Friday, May 22, 2009


"An animal's eyes have the power to speak a great language." - Martin Buber

Tuesday, April 14, 2009

Exchange While Examining a Stage 3 Multiple Myeloma

Well Meaning Co-worker: You count your differentials funny. Look how your hand is rounded on the keys whereas I keep my fingers flat.

Me: (as heard by Well Meaning Co-worker) It's the penis in me. I keep my hand curled around it as I did when I was a child or else I would get my wrists slapped.

Well Meaning Co-worker: (Aghast, blushing.) WHAT?!?

Me: Yeah, it sounds a little barbaric right? And I think those semi-abusive tactics only serve to suppress the artist. Probably why I don't play now.

Well Meaning Co-worker: Play what? The penis?!?

Me:(staring blankly after a moment of thought) PIANIST.

Thursday, February 26, 2009

What I Want for My Birthday

My boyfriend astutely reminded me last week that it had been a rediculously long time since I posted on my blog. So here's one for you, baby!! Buy this for me:

Wednesday, January 21, 2009


It's interesting. For some reason, I childishly assumed things would feel immediately different when Obama took office. Things are has a different aura, but today at work I remember forgetting about that aura, and caring more about erythroleukemia than the fact that I may or may not be getting another stimulus check.

This remarkable episode of Frontline aired yesterday and I watched it again today. I found it to be almost obscenely candid about the life and arrogance of our new Commander-In-Chief. Of particular note are the somewhat subversive yet coyly ironic comments of Ben Wallace-Wells. He comes across like an asshole, but then again, so do I, especially when I feel like my cats are hotter than I am.

Thursday, January 08, 2009


I had a sudden downward mood swing this afternoon after leaving work. I called my sweetie to say hi hello, oh hello how was work oh fine we were slow today smooch smooch okay bye and then BANG!! Inexplicably.

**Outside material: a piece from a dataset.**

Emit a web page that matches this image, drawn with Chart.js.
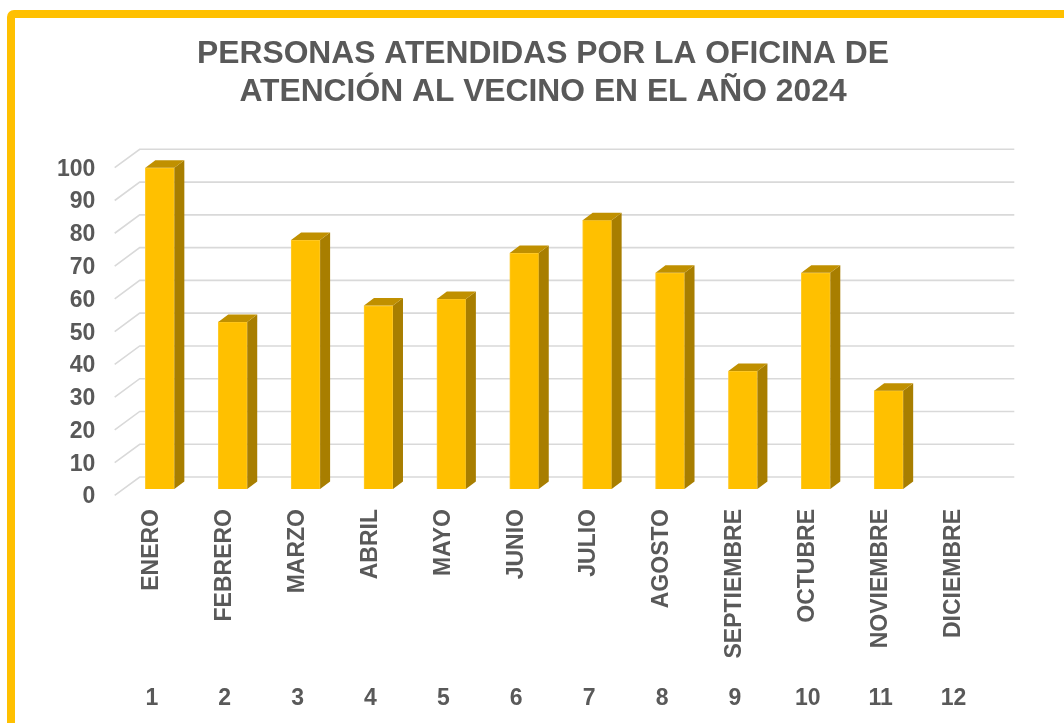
<!DOCTYPE html>
<html lang="es">
<head>
<meta charset="utf-8">
<title>Personas atendidas 2024</title>
<script src="https://cdn.jsdelivr.net/npm/chart.js@4.4.1/dist/chart.umd.min.js"></script>
<style>
  html, body { margin: 0; padding: 0; background: #fff; overflow: hidden; }
  .frame {
    position: absolute; left: 7px; top: 10px;
    width: 1200px; height: 900px;
    border: 8px solid #FFC000; border-radius: 7px;
  }
  #chart { position: absolute; left: 0; top: 0; }
</style>
</head>
<body>
<div class="frame"></div>
<canvas id="chart" width="1064" height="723"></canvas>
<script>
const months = ["ENERO", "FEBRERO", "MARZO", "ABRIL", "MAYO", "JUNIO", "JULIO", "AGOSTO", "SEPTIEMBRE", "OCTUBRE", "NOVIEMBRE", "DICIEMBRE"];
const monthNumbers = ["1", "2", "3", "4", "5", "6", "7", "8", "9", "10", "11", "12"];
const attended = [98, 51, 76, 56, 58, 72, 82, 66, 36, 66, 30, 0];

const FONT = "'Liberation Sans', Arial, sans-serif";
const GREY = "#595959";

// desplazamientos de la perspectiva (plano de las barras -> fondo / frente)
const back = { dx: 16.3, dy: -12 };
const front = { dx: -8.7, dy: 6.4 };
const barDepth = { dx: 10, dy: -7.5 };

const fakeThreeD = {
  id: "fakeThreeD",
  beforeDatasetsDraw(chart){
    const { ctx, chartArea: area } = chart;
    const y = chart.scales.y;
    ctx.save();
    ctx.strokeStyle = "#D9D9D9";
    ctx.lineWidth = 1.6;
    y.ticks.forEach(t => {
      const py = y.getPixelForValue(t.value);
      ctx.beginPath();
      ctx.moveTo(area.left + front.dx, py + front.dy);
      ctx.lineTo(area.left + back.dx, py + back.dy);
      ctx.lineTo(area.right + back.dx, py + back.dy);
      ctx.stroke();
    });
    ctx.restore();
  },
  afterDatasetsDraw(chart){
    const { ctx } = chart;
    const meta = chart.getDatasetMeta(0);
    ctx.save();
    meta.data.forEach((bar, i) => {
      if (!attended[i]) return;
      const { x, y, base, width } = bar.getProps(["x", "y", "base", "width"], true);
      const l = x - width / 2, r = x + width / 2;
      // lateral
      ctx.fillStyle = "#A87E00";
      ctx.beginPath();
      ctx.moveTo(r, y);
      ctx.lineTo(r + barDepth.dx, y + barDepth.dy);
      ctx.lineTo(r + barDepth.dx, base + barDepth.dy);
      ctx.lineTo(r, base);
      ctx.closePath();
      ctx.fill();
      // tapa
      ctx.fillStyle = "#C09000";
      ctx.beginPath();
      ctx.moveTo(l, y);
      ctx.lineTo(l + barDepth.dx, y + barDepth.dy);
      ctx.lineTo(r + barDepth.dx, y + barDepth.dy);
      ctx.lineTo(r, y);
      ctx.closePath();
      ctx.fill();
    });
    ctx.restore();
  }
};

new Chart(document.getElementById("chart"), {
  type: "bar",
  data: {
    labels: months,
    datasets: [{
      label: "Personas atendidas",
      data: attended,
      backgroundColor: "#FFC000",
      borderColor: "#FFCB2E",
      borderWidth: 1,
      barThickness: 29,
      xAxisID: "x",
      yAxisID: "y",
    }],
  },
  options: {
    responsive: false,
    animation: false,
    layout: { padding: { left: 53.4, right: 31.4, top: 0, bottom: 0 } },
    plugins: {
      legend: { display: false },
      tooltip: { enabled: false },
      title: {
        display: true,
        text: ["PERSONAS ATENDIDAS POR LA OFICINA DE", "ATENCIÓN AL VECINO EN EL AÑO 2024"],
        color: GREY,
        font: { family: FONT, size: 31.8, weight: "bold", lineHeight: 1.2 },
        padding: { top: 35, bottom: 50 },
      },
    },
    scales: {
      y: {
        min: 0, max: 100,
        ticks: { stepSize: 10, color: GREY, padding: 20, labelOffset: 8, font: { family: FONT, size: 23, weight: "bold" } },
        grid: { display: false },
        border: { display: false },
        afterFit: s => { s.width = 70; },
      },
      // eje vacío a la derecha: sólo reserva espacio para centrar el título
      yRight: {
        type: "linear",
        position: "right",
        ticks: { display: false },
        grid: { display: false },
        border: { display: false },
        afterFit: s => { s.width = 34.6; },
      },
      x: {
        type: "category",
        position: "bottom",
        offset: true,
        ticks: {
          autoSkip: false, minRotation: 90, maxRotation: 90,
          padding: 20, labelOffset: -8,
          color: GREY, font: { family: FONT, size: 23, weight: "bold" },
        },
        grid: { display: false, drawTicks: false },
        border: { display: false },
        afterFit: s => { s.height = 180; },
      },
      x2: {
        type: "category",
        position: "bottom",
        labels: monthNumbers,
        offset: true,
        ticks: {
          autoSkip: false, maxRotation: 0,
          padding: 16, labelOffset: -8,
          color: GREY, font: { family: FONT, size: 23, weight: "bold" },
        },
        grid: { display: false, drawTicks: false },
        border: { display: false },
        afterFit: s => { s.height = 54; },
      },
    },
  },
  plugins: [fakeThreeD],
});
</script>
</body>
</html>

Well, maybe not inexplicably. I think it may be vacation withdrawal. Or boyfriend withdrawal. Or sex withdrawal. Or all of the above. I feel so crazy batty, but I haven't quite been driven to the lengths of battiness as when I accidentally watch this show. Or this show. Or this show.

Its a hodgepodge of anxiety, anger, negativity, and bitterness. Rar.

Saturday, December 06, 2008

Spare the Rod

This afternoon I found this great old radio recording of a Ray Bradbury story called The Veldt. Its about a couple that gets really freaked out when they realize the magical modern nursery they've had customized for their children is taking control of them. It's an odd story, but strangely realistic.

Thursday, September 25, 2008

What I Do When I'm Depressed

This afternoon, after I had a truly wacky dream about a pastrami sandwich and my boyfriend dressed up in a blond wig, I spent the day lounging on the couch vegetating on bad television. This excludes the truly bad television I've referred to here before, including Hard Copy, Access Hollywood, Guiding Light, Judge Hatchett, and anything on E! save True Hollywood Story and The Soup!. I refuse to disclose whether or not I choose, in my bad TV selection, to include the following educational programs: The Peoples Court, Dr. Phil, or Scrubs.

In the midst of this highly productive afternoon I had an insane attack of nostalgia, in which I recalled the entire summer of 1991. I spent the summer babysitting for a 2-year old for $1.50 an hour while her mom, who was a friend of my mothers, worked at a local physician's office. The father of this child had an extensive collection of pornography and other movies which I became obsessed with, pornography excluded. Two in particular were Hardbodies (the proverbial allegory of my life, really), and Nothing in Common. They also had a massive collection of vintage records, and at the time had I known the gold that resided underneath that dust-encrusted turntable, I would have considered eloping with the argosy of vinyl and trading in my virginity for a low paying job at some crappy record company in Seattle. I didn't though, and chose instead to familiarize myself with Michael Jackson's Thriller. I see why this album is regarded with such high esteem to this day. It is addictive.

If you were born before the year of 1980, then in all likelihood, you've already seen this. If you haven't, I'd advise you to watch this thing in it's entirety, and I don't care if you are watching it at work because there will be a pop quiz later and anyone scoring a 69 percent or less will be banned from my posse.

Sorry I couldn't embed. But, get over it. It's my blog.